A major retrospective of work by Peter Howson will offer a “once-in-a-lifetime opportunity” to see works by the renowned painter, a curator has said.
The exhibition, which opens at Edinburgh’s City Art Centre in May, will bring together about 100 works spanning the artist’s career, many never seen before in Scotland.
Howson, born in London in 1958, studied at Glasgow School of Art and was appointed official British war artist for Bosnia in 1993.
David Patterson, City Art Centre Curatorial and Conservation Manager, has been planning the exhibition since 2019, working closely with Howson and his London gallery.

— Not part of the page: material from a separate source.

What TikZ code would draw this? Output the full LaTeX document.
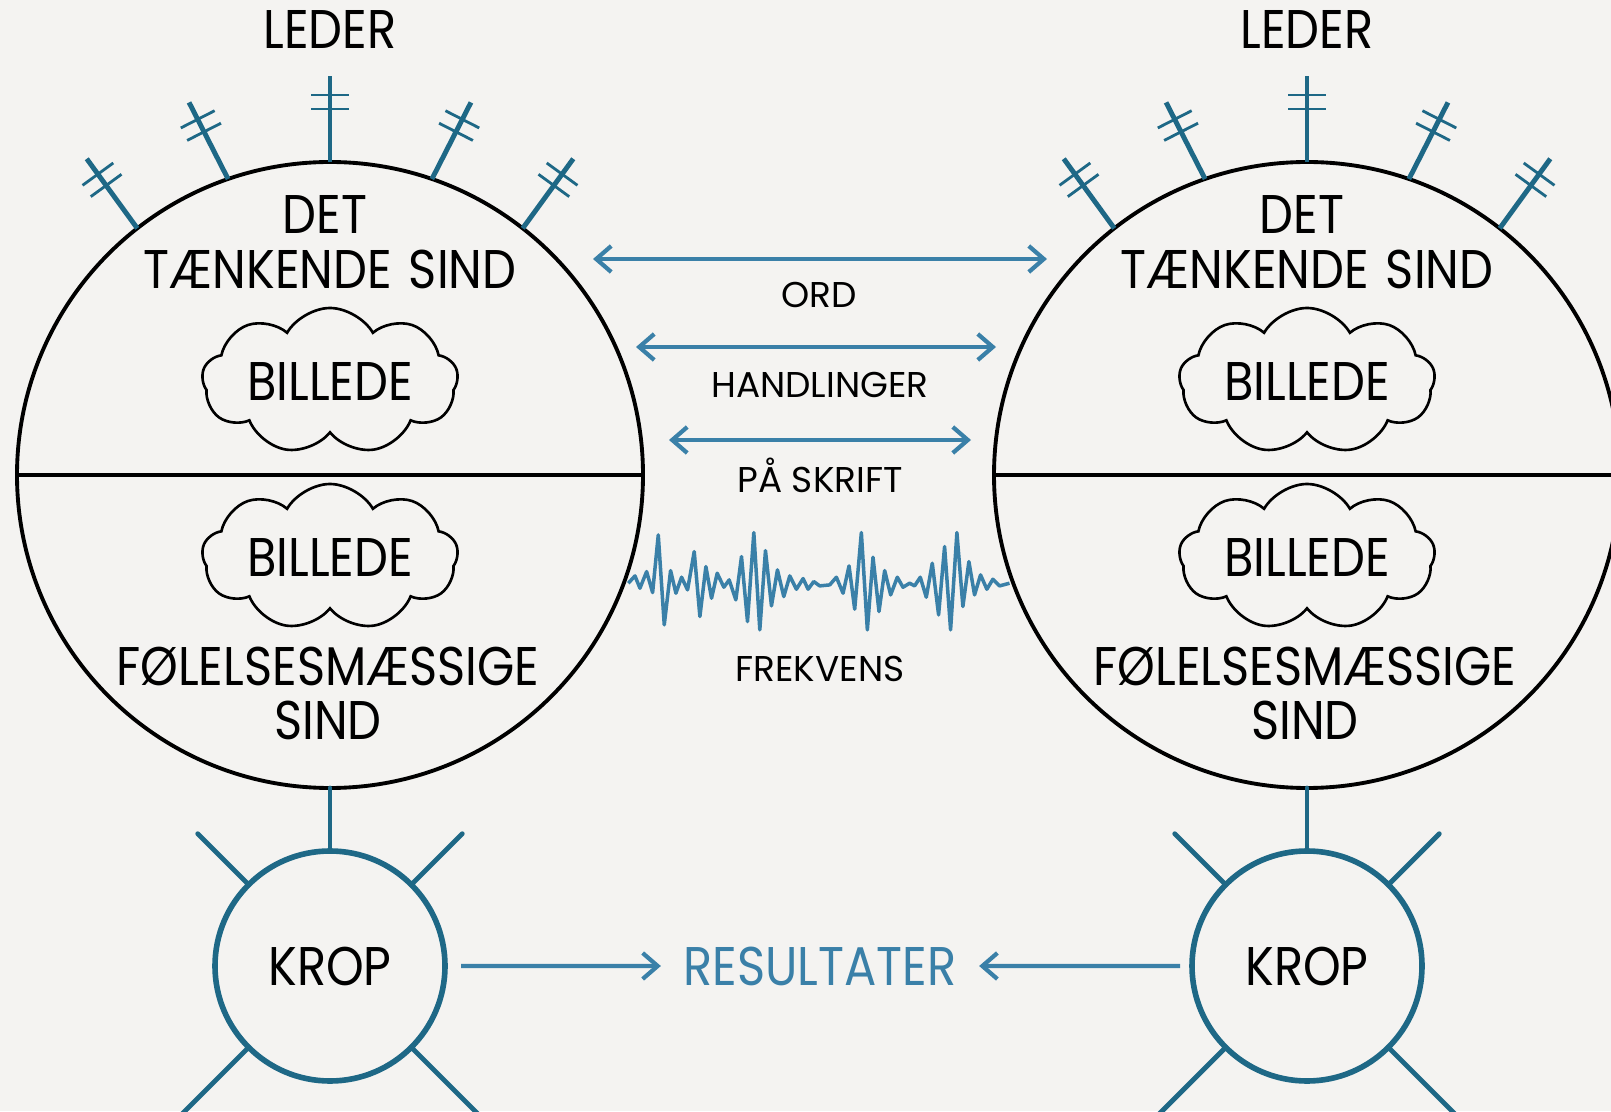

Mr Patterson said: “This is a once-in-a-lifetime opportunity to see works assembled from public and private collections.
“This retrospective will illustrate Peter’s consummate skill in a range of media and explore his religious work as well as his graphic responses to recent global events including the Covid pandemic and war in Ukraine.”
The exhibition, When the Apple Ripens: Peter Howson at 65: A Retrospective, opens at the centre on Market Street, Edinburgh, on May 27 2023 and runs until October 1 this year.
Howson has previously shown at the City Art Centre, with his critically acclaimed solo exhibition devoted to Scotland’s patron saint Andrew displayed there in 2007.
He was a focal member of the group of young artists to emerge from the Glasgow School of Art during the 1980s, dubbed the New Glasgow Boys, and is considered one of his generation’s leading figurative painters.
The artist, who lives in Glasgow, studied at Glasgow School of Art from 1975-77, and returned in 1979 to complete a Masters degree.
In 1985, he was made the Artist in Residence at the University of St Andrews and also became a part-time tutor at Glasgow School of Art.
He was made an OBE for services to visual arts in 2009.